Careful Words

quarrel (n.)

quarrel (v.)

Beware

Of entrance to a quarrel; but being in,

Bear 't that the opposed may beware of thee.

Give every man thy ear, but few thy voice;

Take each man's censure, but reserve thy judgment.

Costly thy habit as thy purse can buy,

But not express'd in fancy; rich, not gaudy;

For the apparel oft proclaims the man.

William Shakespeare (1564-1616): Hamlet. Act i. Sc. 3.

Rightly to be great

Is not to stir without great argument,

But greatly to find quarrel in a straw

When honour's at the stake.

William Shakespeare (1564-1616): Hamlet. Act iv. Sc. 4.

  The quarrel is a very pretty quarrel as it stands; we should only spoil it by trying to explain it.

Richard Brinsley Sheridan (1751-1816): The Rivals. Act iv. Sc. 3.

What stronger breastplate than a heart untainted!

Thrice is he armed that hath his quarrel just,

And he but naked, though locked up in steel,

Whose conscience with injustice is corrupted.

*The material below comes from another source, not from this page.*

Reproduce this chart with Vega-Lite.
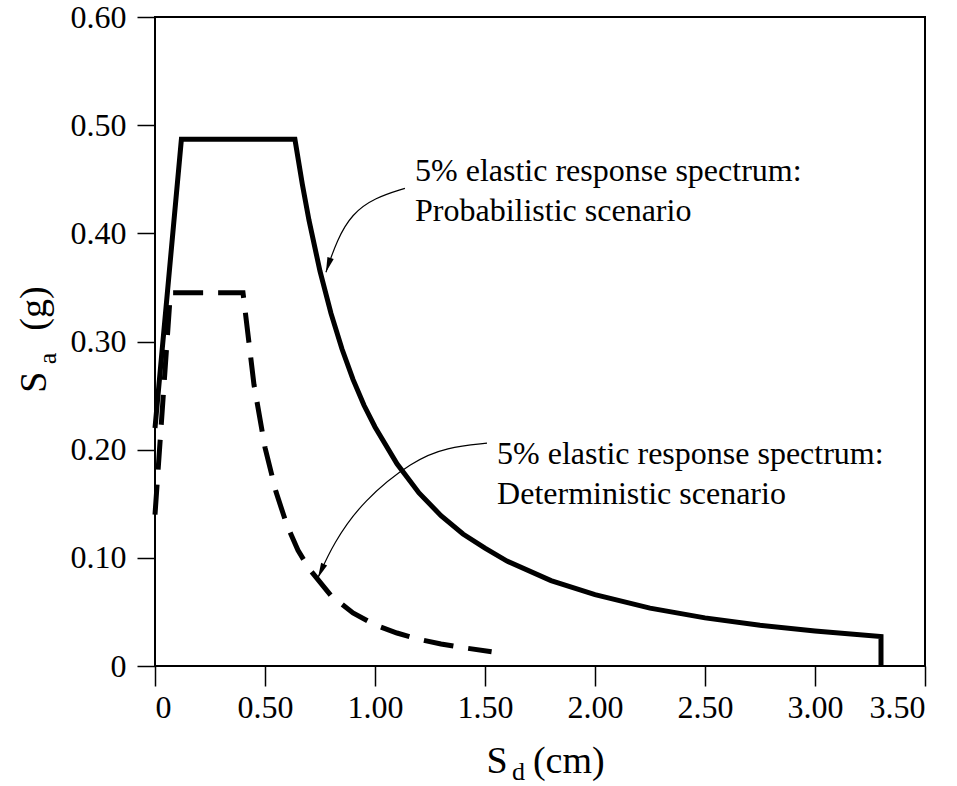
{
  "$schema": "https://vega.github.io/schema/vega-lite/v6.json",
  "autosize": {"type": "none"},
  "padding": {"left": 155, "top": 17, "right": 32, "bottom": 120},
  "width": 770,
  "height": 649,
  "background": "white",
  "config": {
    "font": "Liberation Serif",
    "view": {"stroke": "black", "strokeWidth": 2},
    "axis": {
      "domain": false,
      "grid": false,
      "tickColor": "black",
      "tickWidth": 1.5,
      "labelColor": "black",
      "labelFont": "Liberation Serif",
      "labelFontSize": 32,
      "title": null
    }
  },
  "datasets": {
    "spectra": [
      {"series": "Probabilistic", "i": 0, "Sd": 0.0, "Sa": 0.22},
      {"series": "Probabilistic", "i": 1, "Sd": 0.12, "Sa": 0.487},
      {"series": "Probabilistic", "i": 2, "Sd": 0.636, "Sa": 0.487},
      {"series": "Probabilistic", "i": 3, "Sd": 0.67, "Sa": 0.445},
      {"series": "Probabilistic", "i": 4, "Sd": 0.7, "Sa": 0.412},
      {"series": "Probabilistic", "i": 5, "Sd": 0.75, "Sa": 0.365},
      {"series": "Probabilistic", "i": 6, "Sd": 0.8, "Sa": 0.326},
      {"series": "Probabilistic", "i": 7, "Sd": 0.85, "Sa": 0.293},
      {"series": "Probabilistic", "i": 8, "Sd": 0.9, "Sa": 0.265},
      {"series": "Probabilistic", "i": 9, "Sd": 0.95, "Sa": 0.241},
      {"series": "Probabilistic", "i": 10, "Sd": 1.0, "Sa": 0.221},
      {"series": "Probabilistic", "i": 11, "Sd": 1.1, "Sa": 0.187},
      {"series": "Probabilistic", "i": 12, "Sd": 1.2, "Sa": 0.16},
      {"series": "Probabilistic", "i": 13, "Sd": 1.3, "Sa": 0.139},
      {"series": "Probabilistic", "i": 14, "Sd": 1.4, "Sa": 0.122},
      {"series": "Probabilistic", "i": 15, "Sd": 1.5, "Sa": 0.109},
      {"series": "Probabilistic", "i": 16, "Sd": 1.6, "Sa": 0.097},
      {"series": "Probabilistic", "i": 17, "Sd": 1.8, "Sa": 0.079},
      {"series": "Probabilistic", "i": 18, "Sd": 2.0, "Sa": 0.066},
      {"series": "Probabilistic", "i": 19, "Sd": 2.25, "Sa": 0.0535},
      {"series": "Probabilistic", "i": 20, "Sd": 2.5, "Sa": 0.0445},
      {"series": "Probabilistic", "i": 21, "Sd": 2.75, "Sa": 0.0376},
      {"series": "Probabilistic", "i": 22, "Sd": 3.0, "Sa": 0.0323},
      {"series": "Probabilistic", "i": 23, "Sd": 3.3, "Sa": 0.0273},
      {"series": "Probabilistic", "i": 24, "Sd": 3.3, "Sa": 0.0},
      {"series": "Deterministic", "i": 0, "Sd": 0.0, "Sa": 0.14},
      {"series": "Deterministic", "i": 1, "Sd": 0.07, "Sa": 0.345},
      {"series": "Deterministic", "i": 2, "Sd": 0.4, "Sa": 0.345},
      {"series": "Deterministic", "i": 3, "Sd": 0.45, "Sa": 0.26},
      {"series": "Deterministic", "i": 4, "Sd": 0.5, "Sa": 0.202},
      {"series": "Deterministic", "i": 5, "Sd": 0.55, "Sa": 0.161},
      {"series": "Deterministic", "i": 6, "Sd": 0.6, "Sa": 0.13},
      {"series": "Deterministic", "i": 7, "Sd": 0.65, "Sa": 0.107},
      {"series": "Deterministic", "i": 8, "Sd": 0.7, "Sa": 0.09},
      {"series": "Deterministic", "i": 9, "Sd": 0.8, "Sa": 0.065},
      {"series": "Deterministic", "i": 10, "Sd": 0.9, "Sa": 0.049},
      {"series": "Deterministic", "i": 11, "Sd": 1.0, "Sa": 0.038},
      {"series": "Deterministic", "i": 12, "Sd": 1.1, "Sa": 0.0305},
      {"series": "Deterministic", "i": 13, "Sd": 1.2, "Sa": 0.0247},
      {"series": "Deterministic", "i": 14, "Sd": 1.3, "Sa": 0.0204},
      {"series": "Deterministic", "i": 15, "Sd": 1.4, "Sa": 0.017},
      {"series": "Deterministic", "i": 16, "Sd": 1.53, "Sa": 0.0132}
    ],
    "arrows": [
      {"arrow": "prob", "i": 0, "Sd": 1.136, "Sa": 0.4416},
      {"arrow": "prob", "i": 1, "Sd": 1.0, "Sa": 0.433},
      {"arrow": "prob", "i": 2, "Sd": 0.895, "Sa": 0.418},
      {"arrow": "prob", "i": 3, "Sd": 0.827, "Sa": 0.394},
      {"arrow": "prob", "i": 4, "Sd": 0.777, "Sa": 0.364},
      {"arrow": "det", "i": 0, "Sd": 1.509, "Sa": 0.206},
      {"arrow": "det", "i": 1, "Sd": 1.327, "Sa": 0.2022},
      {"arrow": "det", "i": 2, "Sd": 1.173, "Sa": 0.19},
      {"arrow": "det", "i": 3, "Sd": 0.945, "Sa": 0.153},
      {"arrow": "det", "i": 4, "Sd": 0.809, "Sa": 0.113},
      {"arrow": "det", "i": 5, "Sd": 0.741, "Sa": 0.0816}
    ],
    "notes": [
      {"label": "5% elastic response spectrum:\nProbabilistic scenario", "Sd": 1.182, "Sa": 0.448},
      {"label": "5% elastic response spectrum:\nDeterministic scenario", "Sd": 1.555, "Sa": 0.187}
    ]
  },
  "layer": [
    {
      "data": {"name": "spectra"},
      "transform": [{"filter": "datum.series == 'Probabilistic'"}],
      "mark": {"type": "line", "color": "black", "strokeWidth": 5, "strokeJoin": "miter"},
      "encoding": {
        "x": {"field": "Sd", "type": "quantitative", "scale": {"domain": [0, 3.5], "nice": false},
          "axis": {"values": [0, 0.5, 1, 1.5, 2, 2.5, 3, 3.5], "tickSize": 20, "labelPadding": 6,
            "labelExpr": "datum.value == 0 ? '0' : format(datum.value, '.2f')"}},
        "y": {"field": "Sa", "type": "quantitative", "scale": {"domain": [0, 0.6], "nice": false},
          "axis": {"values": [0, 0.1, 0.2, 0.3, 0.4, 0.5, 0.6], "tickSize": 18, "labelPadding": 11,
            "labelExpr": "datum.value == 0 ? '0' : format(datum.value, '.2f')"}},
        "order": {"field": "i", "type": "quantitative"}
      }
    },
    {
      "data": {"name": "spectra"},
      "transform": [{"filter": "datum.series == 'Deterministic'"}],
      "mark": {"type": "line", "color": "black", "strokeWidth": 5, "strokeDash": [30, 15]},
      "encoding": {
        "x": {"field": "Sd", "type": "quantitative"},
        "y": {"field": "Sa", "type": "quantitative"},
        "order": {"field": "i", "type": "quantitative"}
      }
    },
    {
      "data": {"name": "arrows"},
      "mark": {"type": "line", "color": "black", "strokeWidth": 1.2, "interpolate": "basis"},
      "encoding": {
        "x": {"field": "Sd", "type": "quantitative"},
        "y": {"field": "Sa", "type": "quantitative"},
        "detail": {"field": "arrow"},
        "order": {"field": "i", "type": "quantitative"}
      }
    },
    {
      "data": {"name": "arrows"},
      "transform": [{"filter": "datum.arrow == 'prob' && datum.i == 4"}],
      "mark": {"type": "point", "filled": true, "color": "black", "opacity": 1, "size": 900,
        "shape": "M0,0L-0.22,-1L0.22,-1Z", "angle": 18},
      "encoding": {
        "x": {"field": "Sd", "type": "quantitative"},
        "y": {"field": "Sa", "type": "quantitative"}
      }
    },
    {
      "data": {"name": "arrows"},
      "transform": [{"filter": "datum.arrow == 'det' && datum.i == 5"}],
      "mark": {"type": "point", "filled": true, "color": "black", "opacity": 1, "size": 900,
        "shape": "M0,0L-0.22,-1L0.22,-1Z", "angle": 24},
      "encoding": {
        "x": {"field": "Sd", "type": "quantitative"},
        "y": {"field": "Sa", "type": "quantitative"}
      }
    },
    {
      "data": {"name": "notes"},
      "mark": {"type": "text", "align": "left", "baseline": "alphabetic", "fontSize": 32,
        "lineBreak": "\n", "lineHeight": 40, "color": "black", "font": "Liberation Serif"},
      "encoding": {
        "x": {"field": "Sd", "type": "quantitative"},
        "y": {"field": "Sa", "type": "quantitative"},
        "text": {"field": "label"}
      }
    },
    {
      "data": {"values": [{}]},
      "mark": {"type": "text", "align": "center", "baseline": "alphabetic", "fontSize": 38, "color": "black", "font": "Liberation Serif"},
      "encoding": {"x": {"datum": 1.555}, "y": {"datum": -0.0993}, "text": {"value": "S"}}
    },
    {
      "data": {"values": [{}]},
      "mark": {"type": "text", "align": "left", "baseline": "alphabetic", "fontSize": 26, "color": "black", "font": "Liberation Serif"},
      "encoding": {"x": {"datum": 1.623}, "y": {"datum": -0.1058}, "text": {"value": "d"}}
    },
    {
      "data": {"values": [{}]},
      "mark": {"type": "text", "align": "left", "baseline": "alphabetic", "fontSize": 38, "color": "black", "font": "Liberation Serif"},
      "encoding": {"x": {"datum": 1.718}, "y": {"datum": -0.0993}, "text": {"value": "(cm)"}}
    },
    {
      "data": {"values": [{}]},
      "mark": {"type": "text", "align": "center", "baseline": "alphabetic", "fontSize": 38, "angle": 270, "color": "black", "font": "Liberation Serif"},
      "encoding": {"x": {"datum": -0.495}, "y": {"datum": 0.2625}, "text": {"value": "S"}}
    },
    {
      "data": {"values": [{}]},
      "mark": {"type": "text", "align": "left", "baseline": "alphabetic", "fontSize": 26, "angle": 270, "color": "black", "font": "Liberation Serif"},
      "encoding": {"x": {"datum": -0.452}, "y": {"datum": 0.279}, "text": {"value": "a"}}
    },
    {
      "data": {"values": [{}]},
      "mark": {"type": "text", "align": "left", "baseline": "alphabetic", "fontSize": 38, "angle": 270, "color": "black", "font": "Liberation Serif"},
      "encoding": {"x": {"datum": -0.495}, "y": {"datum": 0.31}, "text": {"value": "(g)"}}
    }
  ]
}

William Shakespeare (1564-1616): King Henry VI. Part II. Act iii. Sc. 2.

I'm armed with more than complete steel,—

The justice of my quarrel.

Christopher Marlowe (1565-1593): Lust's Dominion. Act iii. Sc. 4.

All the world's a stage,

And all the men and women merely players.

They have their exits and their entrances;

And one man in his time plays many parts,

His acts being seven ages. At first the infant,

Mewling and puking in the nurse's arms.

And then the whining school-boy, with his satchel

And shining morning face, creeping like snail

Unwillingly to school. And then the lover,

Sighing like furnace, with a woful ballad

Made to his mistress' eyebrow. Then a soldier,

Full of strange oaths and bearded like the pard;

Jealous in honour, sudden and quick in quarrel,

Seeking the bubble reputation

Even in the cannon's mouth. And then the justice,

In fair round belly with good capon lined,

With eyes severe and beard of formal cut,

Full of wise saws and modern instances;

And so he plays his part. The sixth age shifts

Into the lean and slipper'd pantaloon,

With spectacles on nose and pouch on side;

His youthful hose, well saved, a world too wide

For his shrunk shank; and his big manly voice,

Turning again toward childish treble, pipes

And whistles in his sound. Last scene of all,

That ends this strange eventful history,

Is second childishness and mere oblivion,

Sans teeth, sans eyes, sans taste, sans everything.

William Shakespeare (1564-1616): As You Like It. Act ii. Sc. 7.

  I won't quarrel with my bread and butter.

Jonathan Swift (1667-1745): Polite Conversation. Dialogue i.